In diesem Sinne weisen wir auch die „verkürzte Kapitalismuskritik“ zurück. Dieser Vorwurf zeigt nur, dass diese Strömungen sich gar nicht die Mühe machen, die Publikationen zu lesen, die sie anschuldigen. Unsere Kapitalismuskritik – im Gegensatz übrigens zu der der Sozialdemokratie, dem Sozialliberalismus oder dem Linksreformismus aus deren Tradition viele unserer Kritiker*innen stammen oder sich dort organisieren – ist alles andere als verkürzt. Dieser Vorwurf zeigt jedoch eine gefährliche Schlagseite, die selbst Antisemitismus Tür und Tor öffnet. Auch wir haben unsere Kritik an unzulänglichen Kapitalismuskritiken. Jedoch zu behaupten, dass eine unmittelbare Kritik an Kapitalist*innen und Vertreter*innen des Staatsapparats, also real handelnden Akteuren, an sich antisemitisch sei, beinhaltet selbst die Vorstellung Kapitalist*innen und Juden*Jüdinnen wären identisch nutzbar. Diese krude und antisemitische Gleichsetzung lehnen wir ebenso ab wie die Gleichsetzung von Juden*Jüdinnen mit dem Zionismus und dem zionistischen Staat.

Diese entspringen einer abstrakten Vorstellung von Juden*Jüdinnen und dem Judentum, in der je nach Polemik und Nutzen ein Bild von Juden*Jüdinnen fremddefiniert wird. Sogenannte „Anti-Deutsche“ konstruieren „den Juden“ als zionistisch, kapitalistisch, militaristisch und bedienen sich damit antisemitischer Stereotype. Dies geht Hand in Hand mit der in Deutschland vorherrschenden rassistischen Grundannahmen gegenüber Palästinenser*innen, (vermeintlichen) Muslim*innen und allen anderen Menschen, die in ehrlicher Solidarität mit dem palästinensischen Freiheitskampf stehen.

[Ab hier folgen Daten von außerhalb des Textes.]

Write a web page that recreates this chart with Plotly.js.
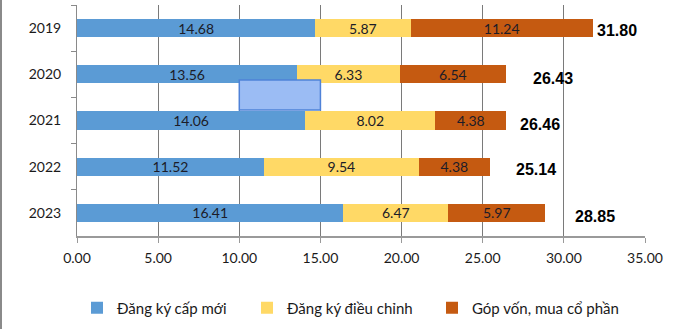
<!DOCTYPE html>
<html>
<head>
<meta charset="utf-8">
<script src="https://cdn.plot.ly/plotly-3.0.1.min.js"></script>
<style>
html,body{margin:0;padding:0;background:#fff;}
#chart{width:691px;height:329px;box-sizing:border-box;border-left:2px solid #8a8a8a;}
</style>
</head>
<body>
<div id="chart"></div>
<script>
const years = ["2019", "2020", "2021", "2022", "2023"];
const newReg = [14.68, 13.56, 14.06, 11.52, 16.41];
const adjReg = [5.87, 6.33, 8.02, 9.54, 6.47];
const capital = [11.24, 6.54, 4.38, 4.38, 5.97];
const totals = [31.80, 26.43, 26.46, 25.14, 28.85];
const seriesNames = ["Đăng ký cấp mới", "Đăng ký điều chỉnh", "Góp vốn, mua cổ phần"];
const xTicks = [0, 5, 10, 15, 20, 25, 30, 35];

const colors = ["#5B9BD5", "#FFD966", "#C55A11"];
const legendWidths = [125, 140, 160];
const segFont = {family: "Lato, 'Open Sans', sans-serif", size: 14, color: "#1c1c28"};

function barTrace(vals, i) {
  return {
    type: "bar", orientation: "h",
    x: vals, y: years, name: seriesNames[i],
    legendwidth: legendWidths[i],
    marker: {color: colors[i], line: {width: 0}},
    text: vals.map(v => v.toFixed(2)),
    textposition: "inside", insidetextanchor: "middle",
    textfont: segFont, constraintext: "none",
    hoverinfo: "x+name"
  };
}
const data = [barTrace(newReg, 0), barTrace(adjReg, 1), barTrace(capital, 2)];

// per-label nudges of the total labels (pixel offsets, matching the reference)
const totShiftX = [2, 25, 12, 29, 28];
const totShiftY = [-2, -4, -4, -3, -4];
const annotations = totals.map((t, i) => ({
  x: t, y: i, xref: "x", yref: "y",
  text: t.toFixed(2), showarrow: false,
  xanchor: "left", yanchor: "middle",
  xshift: totShiftX[i], yshift: totShiftY[i],
  font: {family: "'Liberation Sans', Arial, sans-serif", size: 16, color: "#000", weight: "bold"}
}));

const layout = {
  width: 691, height: 329,
  margin: {l: 75, r: 48, t: 5, b: 93},
  paper_bgcolor: "#fff", plot_bgcolor: "#fff",
  barmode: "stack", bargap: 0.61,
  showlegend: true,
  legend: {
    orientation: "h", x: 0, xanchor: "left", y: -0.312, yanchor: "middle",
    bgcolor: "rgba(0,0,0,0)",
    font: {family: "Lato, 'Open Sans', sans-serif", size: 15, color: "#1a1a1a"},
    traceorder: "normal", itemwidth: 30
  },
  xaxis: {
    range: [0, 35], tickvals: xTicks, tickformat: ".2f",
    showgrid: true, gridcolor: "#7a7a7a", gridwidth: 1,
    zeroline: false, showline: true, linecolor: "#9a9a9a", linewidth: 2,
    ticks: "outside", ticklen: 5, tickcolor: "#9a9a9a",
    ticklabelstandoff: 3,
    tickfont: {family: "Lato, 'Open Sans', sans-serif", size: 14, color: "#1a1a1a"},
    fixedrange: true
  },
  yaxis: {
    type: "category", categoryorder: "array", categoryarray: years,
    range: [4.5, -0.5],
    showline: true, linecolor: "#8a8a8a", linewidth: 1,
    ticks: "outside", ticklen: 5, tickcolor: "#8a8a8a", tickson: "boundaries",
    ticklabelstandoff: 12,
    showgrid: false, zeroline: false,
    tickfont: {family: "Lato, 'Open Sans', sans-serif", size: 14, color: "#1a1a1a"},
    fixedrange: true
  },
  annotations: annotations,
  shapes: [{
    type: "rect", xref: "x", yref: "paper",
    x0: 10, x1: 15, y0: 0.545, y1: 0.675,
    fillcolor: "#9bbcf4", line: {color: "#4f82d8", width: 1.5}, layer: "above"
  }]
};

Plotly.newPlot("chart", data, layout, {displayModeBar: false, staticPlot: true});
</script>
</body>
</html>
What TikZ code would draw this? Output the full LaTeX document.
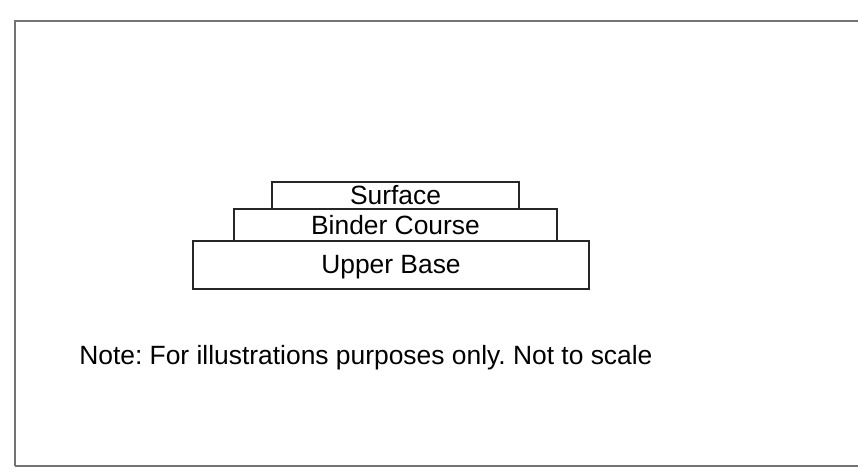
\documentclass[tikz,border=0pt]{standalone}
\usepackage{fontspec}
\setmainfont{Liberation Sans}
\begin{document}
\frenchspacing
\begin{tikzpicture}[x=0.75pt,y=-0.75pt,
    layer/.style={draw=black!85,line width=0.8pt},
    label/.style={font=\fontsize{19.8}{23}\selectfont,inner sep=0pt}]
  \useasboundingbox (0,0) rectangle (858,474);

  % Rahmen
  \draw[black!55,line width=1pt] (15,466) -- (15,21) -- (858,21);
  \draw[black!55,line width=1pt] (15,466) -- (858,466);

  % Schichten
  \draw[layer] (272,182) rectangle (519,209);
  \draw[layer] (234,209) rectangle (557,241);
  \draw[layer] (193,241) rectangle (589,289);

  % Beschriftungen
  \node[label] (surface) at (395.5,195.5) {Surface};
  \node[label] (binder) at (395.5,225.5) {Binder Course};
  \node[label] (base) at (391,267.5) {Upper Base};

  % Hinweis
  \node[label,anchor=base west] (note) at (79,364) {Note: For illustrations purposes only. Not to scale};
\end{tikzpicture}
\end{document}
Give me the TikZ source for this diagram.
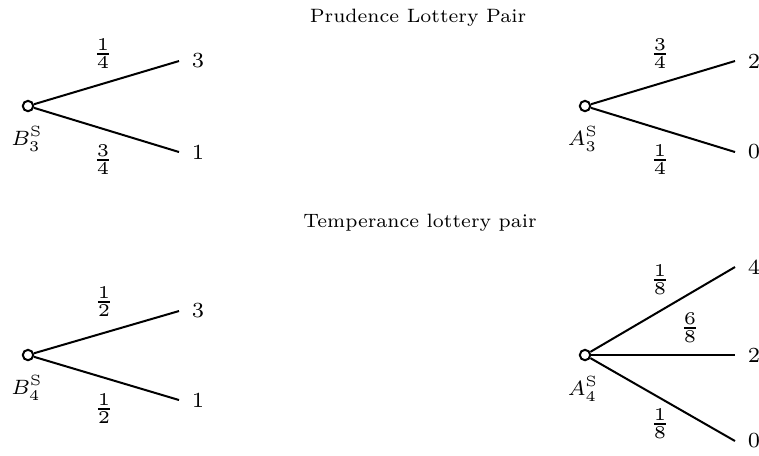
\documentclass[tikz,border=0pt]{standalone}
\usepackage{graphicx}
\newcommand\dtxt[2]{\scalebox{#1}{\fontsize{7}{8}\selectfont #2}}
\begin{document}
\begin{tikzpicture}[x=0.25pt,y=-0.25pt,
  chance/.style={circle,draw,line width=0.5pt,inner sep=0pt,minimum size=2.6pt},
  branch/.style={line width=0.5pt},
  leaf/.style={anchor=west,inner xsep=3pt,inner ysep=0pt},
  prob/.style={inner sep=0pt},
  lname/.style={inner sep=0pt},
  ttl/.style={anchor=base,inner sep=0pt}]
\useasboundingbox (0,0) rectangle (759,455);

% titles
\node[ttl] (t1) at (418,22) {\dtxt{0.69}{Prudence Lottery Pair}};
\node[ttl] (t2) at (420,227) {\dtxt{0.69}{Temperance lottery pair}};

% top-left: B3
\node[chance] (rB3) at (28,106) {};
\node[leaf] (B3a) at (179,61) {\dtxt{0.77}{3}};
\node[leaf] (B3b) at (179,152) {\dtxt{0.77}{1}};
\draw[branch] (rB3) -- (B3a.west);
\draw[branch] (rB3) -- (B3b.west);
\node[prob] (pB3a) at (103,54) {\dtxt{0.9}{$\frac{1}{4}$}};
\node[prob] (pB3b) at (103,160) {\dtxt{0.9}{$\frac{3}{4}$}};
\node[lname] (nB3) at (27,139) {\dtxt{0.74}{$B_3^{\mathrm{S}}$}};

% top-right: A3
\node[chance] (rA3) at (585,106) {};
\node[leaf] (A3a) at (735,61) {\dtxt{0.77}{2}};
\node[leaf] (A3b) at (735,152) {\dtxt{0.77}{0}};
\draw[branch] (rA3) -- (A3a.west);
\draw[branch] (rA3) -- (A3b.west);
\node[prob] (pA3a) at (660,54) {\dtxt{0.9}{$\frac{3}{4}$}};
\node[prob] (pA3b) at (660,160) {\dtxt{0.9}{$\frac{1}{4}$}};
\node[lname] (nA3) at (583,139) {\dtxt{0.74}{$A_3^{\mathrm{S}}$}};

% bottom-left: B4
\node[chance] (rB4) at (28,355) {};
\node[leaf] (B4a) at (179,311) {\dtxt{0.77}{3}};
\node[leaf] (B4b) at (179,400) {\dtxt{0.77}{1}};
\draw[branch] (rB4) -- (B4a.west);
\draw[branch] (rB4) -- (B4b.west);
\node[prob] (pB4a) at (104,302) {\dtxt{0.9}{$\frac{1}{2}$}};
\node[prob] (pB4b) at (104,409) {\dtxt{0.9}{$\frac{1}{2}$}};
\node[lname] (nB4) at (27,388) {\dtxt{0.74}{$B_4^{\mathrm{S}}$}};

% bottom-right: A4
\node[chance] (rA4) at (585,355) {};
\node[leaf] (A4a) at (735,267) {\dtxt{0.77}{4}};
\node[leaf] (A4b) at (735,355) {\dtxt{0.77}{2}};
\node[leaf] (A4c) at (735,441) {\dtxt{0.77}{0}};
\draw[branch] (rA4) -- (A4a.west);
\draw[branch] (rA4) -- (A4b.west);
\draw[branch] (rA4) -- (A4c.west);
\node[prob] (pA4a) at (660,280) {\dtxt{0.9}{$\frac{1}{8}$}};
\node[prob] (pA4b) at (690,328) {\dtxt{0.9}{$\frac{6}{8}$}};
\node[prob] (pA4c) at (660,424) {\dtxt{0.9}{$\frac{1}{8}$}};
\node[lname] (nA4) at (583,389) {\dtxt{0.74}{$A_4^{\mathrm{S}}$}};
\end{tikzpicture}
\end{document}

Doch reicht die Denunziation als Mittel nicht mehr aus, greift dieses Spektrum auch zur gewaltsamen Durchsetzung ihrer Überzeugung. So vor zwei Wochen in Frankfurt als es zu einem Angriff auf einen Stand zur Palästina-Solidarität kam. Auch in den vergangenen Tagen gab es gewaltsame Androhungen im Internet, sowohl gegen Gruppen des Blocks, das Barrio selbst und den Block auf den Aktionen. Diese Kampagne ist letztlich gegen die G20 Proteste als ganzes gerichtet. Sie zielen weniger darauf ab, den internationalistischen Block einzuschüchtern, sondern unentschlossene, uninformierte Menschen zu verunsichern. Sie wollen den Protest gegen G20 ganz gezielt spalten. Wir fordern hiermit auch deutlich alle Organisationen des Gesamtbündnis „Grenzenlose Solidarität statt G20“ dazu auf, sich von derartigen Angriffen und Denunziationen gegen die internationalistische Linke zu distanzieren. Wir erwarten von der Linken in Deutschland keine einheitliche Position, aber wir fordern, dass die palästinensische Linke als gleichberechtigter und willkommener Teil der G20 Proteste wahrgenommen wird. In diesem Sinne laden wir noch einmal herzlich zu unserer Diskussion am Donnerstag ein.